Tüm bunların yanında Artvin Yusufeli’nin pastoral havası, incelikli görüntü yönetmenliği
ve ses tasarımı ile doğanın sunumu, jenerikte çalan Şövket Elekberova’ya
ait Azeri ninnisiyle beraber film, atalarımızın sürekli anlattığı, çocukluktan
beri bildiğimiz bir masalmış hissi veriyor.
Filmin “taşrada erkeklik hâlleri” olarak özetlenebilecek bir
dönemin de sonunu getirdiği söylenebilir. Kentte geçen filmlerde dahi bu
erkeklerin yeni mekânlarına taşıdıkları sorunlar ve travmalar sinemamızın 20
senesinden fazlasını işgal etti, etmeye devam ediyor. Alper’in son derece iyi
yazılmış filmi ise hem ‘köy gerçekçiliği’ne bir dönüş hem de içinde
barındırdığı tonlar bakımından geleceğe atılmış doğru bir hamle. Fakat film “toplumcu”

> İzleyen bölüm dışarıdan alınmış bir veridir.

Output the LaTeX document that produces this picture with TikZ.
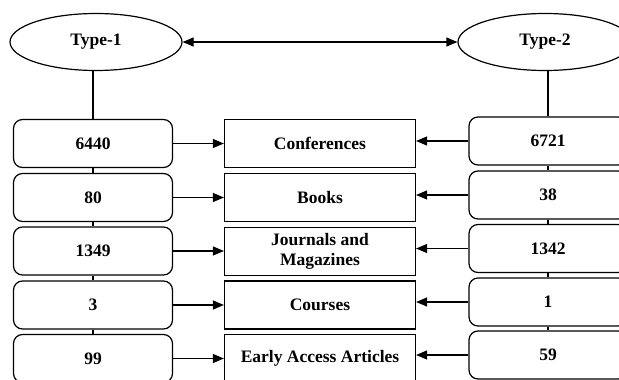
\documentclass[tikz,border=0pt]{standalone}
\usepackage{fontspec}
\setmainfont{Liberation Serif}
\usetikzlibrary{arrows.meta,shapes.geometric}
\begin{document}
\begin{tikzpicture}[x=1pt,y=-1pt,
  every node/.style={font=\fontsize{17.5}{19.5}\selectfont\bfseries},
  typ/.style={draw,ellipse,minimum width=172pt,minimum height=57pt,inner sep=0pt,line width=1.2pt},
  cnt/.style={draw,rounded corners=9pt,minimum height=48pt,inner sep=0pt,line width=1.2pt},
  cat/.style={draw,rectangle,minimum width=191pt,minimum height=48pt,inner sep=0pt,line width=1.2pt,align=center},
  arr/.style={-{Triangle[length=11pt,width=9pt]},line width=1.2pt},
  darr/.style={{Triangle[length=11pt,width=9pt]}-{Triangle[length=11pt,width=9pt]},line width=1.2pt},
  lnk/.style={line width=1.2pt}]
\useasboundingbox (0,0) rectangle (619,380);
\clip (0,0) rectangle (619,380);
\node[typ] (t1) at (96,42) {Type-1};
\node[typ,minimum width=174pt] (t2) at (545,42) {Type-2};
\node[cnt,minimum width=159pt] (l1) at (93,143.5) {6440};
\node[cnt,minimum width=159pt] (l2) at (93,197.5) {80};
\node[cnt,minimum width=159pt] (l3) at (93,251) {1349};
\node[cnt,minimum width=159pt] (l4) at (93,305) {3};
\node[cnt,minimum width=159pt] (l5) at (93,358.5) {99};
\node[cat] (m1) at (320,143.5) {Conferences};
\node[cat] (m2) at (320,197.5) {Books};
\node[cat] (m3) at (320,251.5) {Journals and\\Magazines};
\node[cat] (m4) at (320,305) {Courses};
\node[cat] (m5) at (320,358.5) {Early Access Articles};
\node[cnt,minimum width=158pt] (r1) at (548,141) {6721};
\node[cnt,minimum width=158pt] (r2) at (548,195) {38};
\node[cnt,minimum width=158pt] (r3) at (548,248.5) {1342};
\node[cnt,minimum width=158pt] (r4) at (548,302) {1};
\node[cnt,minimum width=158pt] (r5) at (548,355) {59};
\draw[darr] (t1.east) -- (t2.west);
\draw[lnk] (t1.south -| l1.north) -- (l1.north);
\draw[lnk] (l1) -- (l2);
\draw[lnk] (l2) -- (l3);
\draw[lnk] (l3) -- (l4);
\draw[lnk] (l4) -- (l5);
\draw[lnk] (r1.north |- t2.south) -- (r1.north);
\draw[lnk] (r1) -- (r2);
\draw[lnk] (r2) -- (r3);
\draw[lnk] (r3) -- (r4);
\draw[lnk] (r4) -- (r5);
\foreach \i in {1,...,5}{
  \draw[arr] (l\i.east) -- (l\i.east -| m\i.west);
  \draw[arr] (r\i.west) -- (r\i.west -| m\i.east);
}
\end{tikzpicture}
\end{document}
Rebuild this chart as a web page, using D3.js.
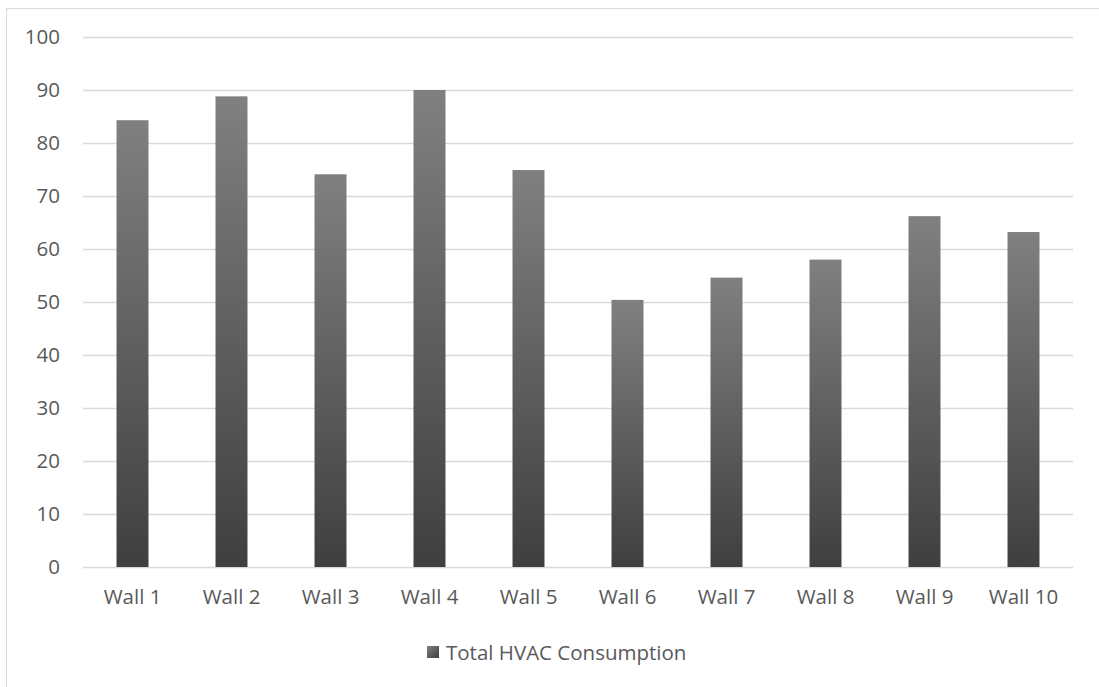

gerçekçi değil. Köyden kente göçenlerin sorunlarının aktarıldığı ve toplumsal
gerçekçi olarak nitelendirilebilecek ‘80 öncesi Türk sinemasında, özellikle
Ömer Lütfi Akad’ın “göç üçlemesi”nde (Gelin, Düğün, Diyet) başarılı bir
şekilde işlenen temaları hatırlatsa da bu filmlerden oldukça farklı. Yenilikçi
oluşu köyden kente göçemeyenleri anlatmasından ve “toplumsal” olmayışından
kaynaklanıyor. Gerçekçiliğe dönüş yapılırken mizah (kullanılan özgün dil) ve
delilik (Deli Hatice karakeri) ögeleriyle günümüz siyasi/toplumsal iklimiyle
─politik olmadan, politikaya bulaşmadan─ sıkı bağ kurmayı başarıyor. Ülkede
neredeyse her gün duyduğumuz akıl almaz olaylar, haberler, çoğumuzu içten içe
yaşadığı ve farkında olmadığı bir delirme sürecine sokarken sanatın da “daha
fazla” delirmeye ihtiyacı var. (8/10)
¹ Vladimir Nabokov, Rus Edebiyatı Dersleri, 2. baskı, İletişim
Yayınları, s. 334.
² s. 335.
³ Fredric Jameson, Modernizm İdeolojisi, Metis Yayıncılık.